It is a popular notion that specific colors can attract birds. But you may be wondering if hummingbirds really are attracted to red. There isn’t a clear answer to this question. While there is no doubt amongst bird enthusiasts that hummingbirds seem to be drawn to bright colors, there isn’t a conclusive reason as to why they’re attracted to red specifically.
Part of the answer may lie in the way hummingbirds see color. Our fast-flying feathered friends aren’t seeing red because they’re angry – just a little territorial. It turns out they actually have heightened sensitivity to the yellow and red end of the color spectrum, with blues appearing duller to them. Therefore, the bright, warm colors stand out more. But why do they prefer red?
There is some evidence to suggest that a preference to red is a conditioned response. After all, most commercially-produced bird feeders and even some nectars are red. Hummingbirds have a great memory, especially when it comes to food sources.
With that in mind, they specifically seek out sources that offer the most nectar and then stick to them. Feeders obviously offer the most nectar available from a single source, and because of the abundance of red feeders, hummingbirds have come to expect high-energy food when they see the vibrant color.
Adding Red to Your Landscape
Regardless of why they like red, it works. Hummingbirds seem to flock to this bold, bright hue, so be sure to introduce red to your yard wherever possible to keep them coming back.
Feeders. Adding feeders with red accents is one of the easiest ways to feature this bright color in your yard. Feeders featuring red tops or lids are best because they can easily be seen from above.
Flowers. A great, natural way to introduce red to your yard is to plant red flowers! Hummingbirds can easily spot the flashes of red as they fly along, helping to draw them to your yard. Plus, the flowers double as a food source that also looks amazing in your garden.
Ribbons. Try tying ribbon or surveyor’s tape in various places around your home, such as trees, porch railings, and bushes. Similar to flowers, the bright ribbon can be seen as hummingbirds fly by during migration. Their curiosity will cause them to come down for closer inspection. Once they find your abundant food sources, they’ll be sure to stick around.
In addition to brightening up your landscape, there are many other ways to attract hummingbirds to your yard. Take a look at these five simple tips!
Introduce misters to your yard. Like many birds, hummingbirds love to bathe. Add a mister attachment to your hose so that they have access to a regular water supply. Hummingbirds can’t seem to resist the fine, moving water. They will love flying through to soak their feathers before heading off to preen.
Add more feeders. This may seem like an obvious tactic, but it can be very helpful. Hummingbirds are often very territorial. To keep one bird from dominating your hummingbird feeder, set up more in the same general area. The bully will have trouble fighting off other birds from multiple feeders, and eventually, give up his efforts.

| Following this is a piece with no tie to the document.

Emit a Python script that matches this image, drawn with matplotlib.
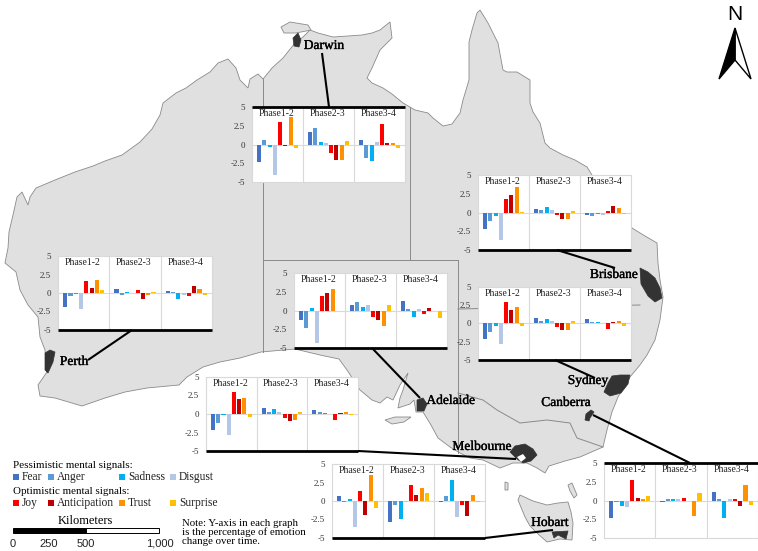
import matplotlib
matplotlib.use('Agg')
import matplotlib.pyplot as plt
from matplotlib.patches import Polygon, Rectangle
import matplotlib.patheffects as pe

# Values: fear, anger, sadness, disgust, joy, anticipation, trust, surprise
emotions = ['Fear', 'Anger', 'Sadness', 'Disgust', 'Joy', 'Anticipation', 'Trust', 'Surprise']
colors = ['#4472c4', '#5b9bd5', '#00b0f0', '#b4c7e7', '#ff0000', '#c00000', '#ff9000', '#ffc000']
phases = ['Phase1-2', 'Phase2-3', 'Phase3-4']
yticks = [-5, -2.5, 0, 2.5, 5]
yticklabels = ['-5', '-2.5', '0', '2.5', '5']

darwin = [[-2.3, 0.6, -0.3, -4.1, 3.0, -0.15, 3.7, -0.5],
          [1.7, 2.2, 0.4, 0.2, -1.1, -2.1, -2.1, 0.5],
          [0.6, -1.8, -2.2, 0.3, 2.8, 0.15, 0.2, -0.4]]
brisbane = [[-2.2, -1.1, -0.4, -3.7, 1.8, 2.3, 3.4, 0.1],
            [0.5, 0.3, 0.7, 0.4, -0.3, -0.9, -0.9, 0.15],
            [-0.35, -0.45, -0.2, -0.35, 0.15, 0.85, 0.65, -0.25]]
sydney = [[-2.1, -1.2, -0.3, -2.8, 3.0, 1.9, 2.2, -0.4],
          [0.8, 0.3, 0.6, 0.3, -0.5, -0.9, -0.85, 0.3],
          [0.6, 0.2, 0.15, 0, -0.8, 0.15, 0.3, -0.3]]
perth = [[-1.9, -0.35, -0.15, -2.1, 1.6, 0.7, 1.75, 0.35],
         [0.6, -0.25, 0.15, 0, 0.4, -0.8, -0.25, 0.1],
         [0.3, 0.1, -0.8, -0.25, -0.4, 0.9, 0.5, -0.3]]
adelaide = [[-1.3, -2.3, 0.3, -4.3, 1.9, 2.3, 2.9, 0],
            [0.7, 1.2, 0.5, 0.8, -0.9, -1.3, -2.0, 0.7],
            [1.25, 0.15, -0.8, 0.2, -0.4, 0.3, -0.1, -1.0]]
melbourne = [[-2.1, -1.2, -0.2, -2.8, 3.0, 2.0, 2.2, -0.35],
             [0.85, 0.3, 0.65, 0.3, -0.5, -0.9, -0.85, 0.3],
             [0.6, 0.25, 0.15, 0, -0.8, 0.15, 0.3, -0.2]]
hobart = [[0.7, -0.2, 0.3, -3.5, 1.4, -1.9, 3.5, -1.0],
          [-2.8, -0.6, -2.4, -0.1, 2.1, 0.8, 1.8, 1.1],
          [-0.15, 0.7, 2.8, -2.2, -0.5, -2.0, 0.8, -0.1]]
canberra = [[-2.3, -0.2, -0.7, -0.8, 2.7, 0.3, 0.15, 0.55],
            [-0.2, 0.2, 0.2, 0.25, 0.3, 0, -2.0, 0.95],
            [1.1, 0.15, -2.3, 0.15, 0.15, -0.7, 2.1, -0.6]]

# map outlines, in picture pixels
mainland = [(263,79),(258,74),(250,79),(248,88),(240,80),(236,68),(228,59),(218,63),(210,72),(197,80),
    (186,88),(176,93),(163,103),(160,115),(152,129),(140,142),(122,155),(105,161),(93,166),(75,172),(55,180),
    (36,188),(30,197),(28,205),(22,192),(17,197),(13,215),(9,232),(8,248),(5,263),(16,272),(20,290),(28,305),
    (38,317),(40,337),(45,350),(47,372),(38,385),(40,396),(55,398),(82,406),(105,398),(125,392),(147,388),
    (179,385),(187,377),(203,367),(220,362),(240,358),(261,352),(295,349),(320,355),(339,359),(347,370),
    (360,390),(372,400),(380,403),(387,397),(393,400),(400,385),(408,373),(403,390),(400,398),(398,408),
    (410,404),(414,400),(416,412),(423,412),(431,425),(438,438),(450,447),(460,453),(470,458),(483,460),
    (500,468),(513,463),(527,463),(537,468),(545,473),(549,466),(565,461),(580,457),(603,447),(607,430),
    (612,412),(618,397),(630,377),(640,365),(647,355),(655,340),(660,320),(663,297),(660,280),(658,263),
    (657,243),(645,236),(632,228),(625,210),(610,195),(592,175),(587,167),(575,160),(563,155),(550,148),
    (545,143),(540,123),(533,112),(530,103),(530,80),(517,72),(507,72),(503,70),(498,43),(488,23),(480,10),
    (477,13),(472,30),(469,42),(469,80),(463,100),(460,113),(452,124),(443,126),(433,118),(428,113),(415,110),
    (403,103),(392,94),(383,88),(372,83),(367,78),(372,68),(380,50),(392,38),(390,22),(380,30),(372,33),
    (362,35),(348,36),(333,37),(318,33),(310,30),(303,37),(295,43),(283,58),(272,68),(268,73)]
melville = [(281,27),(290,22),(308,25),(311,30),(296,33),(284,33)]
tasmania = [(518,500),(520,495),(533,501),(547,505),(558,503),(568,502),(571,512),(573,523),(572,540),
    (560,539),(547,542),(537,533),(530,526),(525,517)]
kangaroo = [(385,420),(395,417),(411,417),(404,422),(392,424)]
king_island = [(505,482),(508,483),(508,490),(505,490)]
flinders = [(568,485),(572,483),(577,495),(574,498),(570,491)]
state_borders = [[(263,79),(263,352)], [(263,260),(458,260)], [(409.5,107),(409.5,260)],
    [(458,260),(458,453)], [(458,309),(640,305)],
    [(458,393),(483,400),(497,410),(520,423),(547,420),(570,423),(577,438),(603,447)]]

cities_dark = [[(293,38),(298,33),(301,40),(299,47),(294,46)],
    [(640,268),(648,272),(655,278),(660,288),(662,298),(655,302),(648,296),(641,284)],
    [(604,392),(608,383),(612,376),(620,375),(630,375),(628,384),(621,393),(610,396)],
    [(586,414),(591,410),(594,412),(590,418),(589,421),(585,420)],
    [(515,446),(525,444),(533,449),(537,455),(531,461),(523,463),(517,459),(510,452)],
    [(417,400),(423,398),(427,404),(424,411),(417,411)],
    [(45,353),(50,350),(55,352),(53,362),(48,373),(45,370)],
    [(552,532),(568,531),(566,539),(558,535),(554,538)]]

# panel box (left, top, right, bottom) in picture pixels, and the thick black edge
panels = [(darwin, (252,107,405,182), 'top'), (brisbane, (478,175,631,250), 'bottom'),
    (sydney, (478,287,631,360), 'bottom'), (perth, (58,256,212,330), 'bottom'),
    (adelaide, (294,273,447,348), 'bottom'), (melbourne, (206,377,358,451), 'bottom'),
    (hobart, (332,464,485,538), 'bottom'), (canberra, (604,463,758,538), 'top')]
leaders = [[(322,53),(329,107)], [(557,250),(615,268)], [(555,360),(595,378)], [(132,330),(88,360)],
    [(372,348),(420,398)], [(358,451),(516,459)], [(593,415),(690,463)], [(485,538),(553,530)]]
city_labels = [('Darwin',324,46), ('Brisbane',614,275), ('Sydney',588,381), ('Canberra',566,403),
    ('Adelaide',451,401), ('Melbourne',482,447), ('Hobart',550,523), ('Perth',74,362)]

W, H = 758, 551
serif = 'Liberation Serif'
land = '#e0e0e0'
edge = '#8a8a8a'

fig = plt.figure(figsize=(W/100, H/100), dpi=100)
ax = fig.add_axes([0, 0, 1, 1], zorder=0)
ax.set_xlim(0, W)
ax.set_ylim(H, 0)
ax.axis('off')

# second full-size axes on top of the small charts, for black edges and lines
top = fig.add_axes([0, 0, 1, 1], zorder=10)
top.set_xlim(0, W)
top.set_ylim(H, 0)
top.axis('off')

for poly in [mainland, melville, tasmania, kangaroo, king_island, flinders]:
    ax.add_patch(Polygon(poly, closed=True, fc=land, ec=edge, lw=0.6, zorder=1))
for b in state_borders:
    ax.plot([p[0] for p in b], [p[1] for p in b], color=edge, lw=0.7, zorder=2)
for poly in cities_dark:
    ax.add_patch(Polygon(poly, closed=True, fc='#333333', ec='#333333', lw=0.5, zorder=3))
ax.add_patch(Polygon([(517,457),(523,454),(526,458),(521,462)], closed=True, fc='white', ec='none', zorder=4))

for l in leaders:
    top.plot([l[0][0], l[1][0]], [l[0][1], l[1][1]], color='black', lw=1.5, solid_capstyle='butt')
for name, x, y in city_labels:
    top.text(x, y, name, family=serif, fontsize=9.7, ha='center', va='center', color='black',
             path_effects=[pe.withStroke(linewidth=0.25, foreground='black')])

# the eight small bar charts
for vals, (x0, y0, x1, y1), thick in panels:
    a = fig.add_axes([x0/W, 1-y1/H, (x1-x0)/W, (y1-y0)/H], zorder=6)
    for g in range(3):
        xs = [i + g*9.7 for i in range(8)]
        a.bar(xs, vals[g], width=0.78, color=colors, zorder=3)
        a.text(xs[0]+3.3, 4.1, phases[g], family=serif, fontsize=7, ha='center', va='center', color='#222222')
        if g > 0:
            a.axvline(xs[0]-1.35, color='#d9d9d9', lw=0.8, zorder=1)
    a.axhline(0, color='#d9d9d9', lw=0.8, zorder=2)
    a.set_xlim(-1.35, 27.75)
    a.set_ylim(-5, 5)
    a.set_xticks([])
    a.set_yticks(yticks)
    a.set_yticklabels(yticklabels, family=serif, fontsize=6.5, color='#333333')
    a.tick_params(axis='y', length=0, pad=5)
    for s in a.spines.values():
        s.set_color('#d9d9d9')
        s.set_linewidth(0.8)
    edge_y = y0 if thick == 'top' else y1
    top.plot([x0, x1], [edge_y, edge_y], color='black', lw=2, solid_capstyle='butt')

# legend
top.text(13, 465, 'Pessimistic mental signals:', family=serif, fontsize=7.9, va='center')
top.text(13, 491, 'Optimistic mental signals:', family=serif, fontsize=7.9, va='center')
square_x = [13, 48, 119, 170]
for i, name in enumerate(emotions):
    row_y = 477 if i < 4 else 503
    sx = square_x[i % 4]
    top.add_patch(Rectangle((sx, row_y-3), 6, 6, fc=colors[i], ec='none'))
    top.text(sx+9, row_y, name, family=serif, fontsize=8.3, va='center', color='#222222')

# scale bar
top.text(85, 521, 'Kilometers', family=serif, fontsize=9, ha='center', va='center')
top.add_patch(Rectangle((13, 528), 73, 5, fc='black', ec='black', lw=0.7))
top.add_patch(Rectangle((86, 528), 73, 5, fc='white', ec='black', lw=0.7))
for label, x in [('0', 13), ('250', 49), ('500', 86), ('1,000', 160)]:
    top.text(x, 544, label, family='Liberation Sans', fontsize=8, ha='center', va='center', color='#222222')

for i, line in enumerate(['Note: Y-axis in each graph', 'is the percentage of emotion', 'change over time.']):
    top.text(182, 523 + i*9.5, line, family=serif, fontsize=7.8, va='center')

# north arrow
top.text(735, 14, 'N', family='Liberation Sans', fontsize=15, ha='center', va='center')
top.add_patch(Polygon([(735,28),(751,79),(735,60)], closed=True, fc='white', ec='black', lw=1))
top.add_patch(Polygon([(735,28),(719,79),(735,60)], closed=True, fc='black', ec='black', lw=1))

fig.savefig('out.png', dpi=100)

Ensure continuous blooming. When you’re planning your garden, it is important to choose plants that bloom at different times throughout the season. Work out a schedule so that you know you’ll have new blooms throughout the season. This will ensure that hummingbirds will have a reason to keep visiting.
Leave spider webs alone. Spider webs serve two purposes for hummingbirds. First, they are one of the common features of hummingbird nests. They use the webs to hold their nests together for sturdiness. The webs are also a great source of protein-rich insects for hummingbirds.
Attract insects. In addition to loving high-energy foods such as nectar, hummingbirds like to eat insects. They are an important source of protein that hummingbirds can’t get from nectar alone. Choose flowers that are attractive to insects so that hummingbirds have food to suit all of their needs.